═════ Data provided ═════

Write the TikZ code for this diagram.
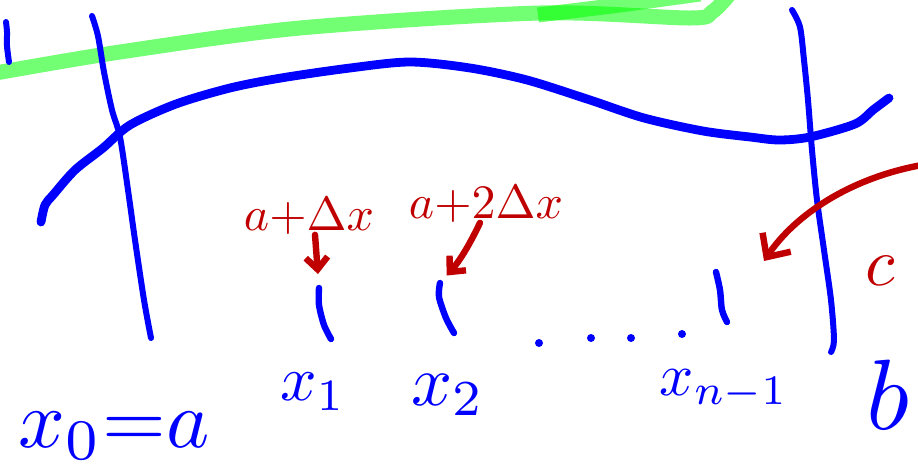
\documentclass[tikz,border=0pt]{standalone}
\usetikzlibrary{arrows.meta}

\definecolor{inkblue}{RGB}{0,0,255}
\definecolor{inkred}{RGB}{192,0,0}
\definecolor{inkgreen}{RGB}{0,255,0}

\newcommand{\sketchlabel}[2]{\scalebox{#1}{$#2$}}

\begin{document}
\begin{tikzpicture}[x=0.5pt,y=-0.5pt]

    \tikzstyle{ink}+=[
        inkblue,
        line width = 3pt,
        line cap=round,
        line join=round
    ]
    \tikzstyle{graphink}+=[
        ink,
        line width = 4.4pt
    ]
    \tikzstyle{tickink}+=[
        ink,
        line width = 3.2pt
    ]
    \tikzstyle{marker}+=[
        inkgreen,
        opacity=0.55,
        line width = 7.5pt,
        line join=round
    ]
    \tikzstyle{redarrow}+=[
        inkred,
        line width = 3.2pt,
        line cap=round,
        line join=round,
        -{Straight Barb[length=6pt,width=11pt]}
    ]
    \tikzstyle{bluelabel}+=[
        text=inkblue,
        inner sep=0pt
    ]
    \tikzstyle{redlabel}+=[
        text=inkred,
        inner sep=0pt
    ]

    \useasboundingbox (0,0) rectangle (918,472);

    % ----------------------------------------------------------------------------
    \coordinate(t1) at (319,288);
    \coordinate(t2) at (440,283);
    \coordinate(cstart) at (922,165);
    \coordinate(ctip) at (764,261);

    % ----------------------------------------------------------------------------
    \draw[marker,line cap=round] plot[smooth] coordinates {(-10,74) (120,52) (300,28) (540,13) (690,18) (712,12) (728,-4)};
    \draw[marker,line cap=butt] (538,15) -- (620,5) -- (700,-6);

    % ----------------------------------------------------------------------------
    \draw[ink] plot[smooth] coordinates {(6,22) (7,32) (7,46) (9,62)};
    \draw[ink] plot[smooth] coordinates {(92,16) (98,36) (104,72) (112,110) (120,137) (128,190) (135,240) (144,300) (151,338)};
    \draw[ink] plot[smooth] coordinates {(792,10) (800,27) (804,60) (808,100) (812,150) (817,200) (824,250) (831,300) (834,340) (831,352)};
    \draw[graphink] plot[smooth] coordinates {(41,222) (45,205) (53,195) (75,170) (103,148) (130,125) (176,104) (230,88) (281,78) (350,68) (410,62) (470,68) (527,80) (590,100) (644,118) (703,131) (750,137) (779,140) (810,137) (855,124) (873,110) (889,98)};

    % ----------------------------------------------------------------------------
    \draw[tickink] plot[smooth] coordinates {(t1) (319,305) (324,325) (331,339)};
    \draw[tickink] plot[smooth] coordinates {(t2) (439,297) (446,318) (454,333)};
    \draw[tickink] plot[smooth] coordinates {(716,272) (720,290) (722,310) (727,322)};
    \foreach \dx/\dy in {539/343, 591/338, 631/338, 682/334}
        \fill[inkblue] (\dx,\dy) circle (4);

    % ----------------------------------------------------------------------------
    \node[bluelabel] (xone) at (313,392) {\sketchlabel{3.2}{x_1}};
    \node[bluelabel] (xtwo) at (448,395) {\sketchlabel{3.6}{x_2}};
    \node[bluelabel] (xlast) at (724,390) {\sketchlabel{3.0}{x_{n-1}}};
    \node[bluelabel] (xzero) at (114,436) {\sketchlabel{4.1}{x_0{=}a}};
    \node[bluelabel] (bend) at (888,395) {\sketchlabel{5.0}{b}};
    \node[redlabel] (lab1) at (309,216) {\sketchlabel{2.4}{a{+}\Delta x}};
    \node[redlabel] (lab2) at (486,204) {\sketchlabel{2.4}{a{+}2\Delta x}};
    \node[redlabel] (cmark) at (880,271) {\sketchlabel{3.4}{c}};

    % ----------------------------------------------------------------------------
    \draw[redarrow,shorten >=7pt] ([xshift=3pt]lab1.south) -- (t1);
    \draw[redarrow,shorten >=5pt] ([xshift=-3pt]lab2.south) to[bend left=8] (t2);
    \draw[redarrow,-{Straight Barb[length=9pt,width=17pt]}] (cstart) .. controls (850,178) and (795,215) .. (ctip);

\end{tikzpicture}
\end{document}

═════

[Directions for this task] Copy every line of the data word for word, omitting the images.

[The reply]
Write the TikZ code for this diagram.
\documentclass[tikz,border=0pt]{standalone}
\usetikzlibrary{arrows.meta}

\definecolor{inkblue}{RGB}{0,0,255}
\definecolor{inkred}{RGB}{192,0,0}
\definecolor{inkgreen}{RGB}{0,255,0}

\newcommand{\sketchlabel}[2]{\scalebox{#1}{$#2$}}

\begin{document}
\begin{tikzpicture}[x=0.5pt,y=-0.5pt]

    \tikzstyle{ink}+=[
        inkblue,
        line width = 3pt,
        line cap=round,
        line join=round
    ]
    \tikzstyle{graphink}+=[
        ink,
        line width = 4.4pt
    ]
    \tikzstyle{tickink}+=[
        ink,
        line width = 3.2pt
    ]
    \tikzstyle{marker}+=[
        inkgreen,
        opacity=0.55,
        line width = 7.5pt,
        line join=round
    ]
    \tikzstyle{redarrow}+=[
        inkred,
        line width = 3.2pt,
        line cap=round,
        line join=round,
        -{Straight Barb[length=6pt,width=11pt]}
    ]
    \tikzstyle{bluelabel}+=[
        text=inkblue,
        inner sep=0pt
    ]
    \tikzstyle{redlabel}+=[
        text=inkred,
        inner sep=0pt
    ]

    \useasboundingbox (0,0) rectangle (918,472);

    % ----------------------------------------------------------------------------
    \coordinate(t1) at (319,288);
    \coordinate(t2) at (440,283);
    \coordinate(cstart) at (922,165);
    \coordinate(ctip) at (764,261);

    % ----------------------------------------------------------------------------
    \draw[marker,line cap=round] plot[smooth] coordinates {(-10,74) (120,52) (300,28) (540,13) (690,18) (712,12) (728,-4)};
    \draw[marker,line cap=butt] (538,15) -- (620,5) -- (700,-6);

    % ----------------------------------------------------------------------------
    \draw[ink] plot[smooth] coordinates {(6,22) (7,32) (7,46) (9,62)};
    \draw[ink] plot[smooth] coordinates {(92,16) (98,36) (104,72) (112,110) (120,137) (128,190) (135,240) (144,300) (151,338)};
    \draw[ink] plot[smooth] coordinates {(792,10) (800,27) (804,60) (808,100) (812,150) (817,200) (824,250) (831,300) (834,340) (831,352)};
    \draw[graphink] plot[smooth] coordinates {(41,222) (45,205) (53,195) (75,170) (103,148) (130,125) (176,104) (230,88) (281,78) (350,68) (410,62) (470,68) (527,80) (590,100) (644,118) (703,131) (750,137) (779,140) (810,137) (855,124) (873,110) (889,98)};

    % ----------------------------------------------------------------------------
    \draw[tickink] plot[smooth] coordinates {(t1) (319,305) (324,325) (331,339)};
    \draw[tickink] plot[smooth] coordinates {(t2) (439,297) (446,318) (454,333)};
    \draw[tickink] plot[smooth] coordinates {(716,272) (720,290) (722,310) (727,322)};
    \foreach \dx/\dy in {539/343, 591/338, 631/338, 682/334}
        \fill[inkblue] (\dx,\dy) circle (4);

    % ----------------------------------------------------------------------------
    \node[bluelabel] (xone) at (313,392) {\sketchlabel{3.2}{x_1}};
    \node[bluelabel] (xtwo) at (448,395) {\sketchlabel{3.6}{x_2}};
    \node[bluelabel] (xlast) at (724,390) {\sketchlabel{3.0}{x_{n-1}}};
    \node[bluelabel] (xzero) at (114,436) {\sketchlabel{4.1}{x_0{=}a}};
    \node[bluelabel] (bend) at (888,395) {\sketchlabel{5.0}{b}};
    \node[redlabel] (lab1) at (309,216) {\sketchlabel{2.4}{a{+}\Delta x}};
    \node[redlabel] (lab2) at (486,204) {\sketchlabel{2.4}{a{+}2\Delta x}};
    \node[redlabel] (cmark) at (880,271) {\sketchlabel{3.4}{c}};

    % ----------------------------------------------------------------------------
    \draw[redarrow,shorten >=7pt] ([xshift=3pt]lab1.south) -- (t1);
    \draw[redarrow,shorten >=5pt] ([xshift=-3pt]lab2.south) to[bend left=8] (t2);
    \draw[redarrow,-{Straight Barb[length=9pt,width=17pt]}] (cstart) .. controls (850,178) and (795,215) .. (ctip);

\end{tikzpicture}
\end{document}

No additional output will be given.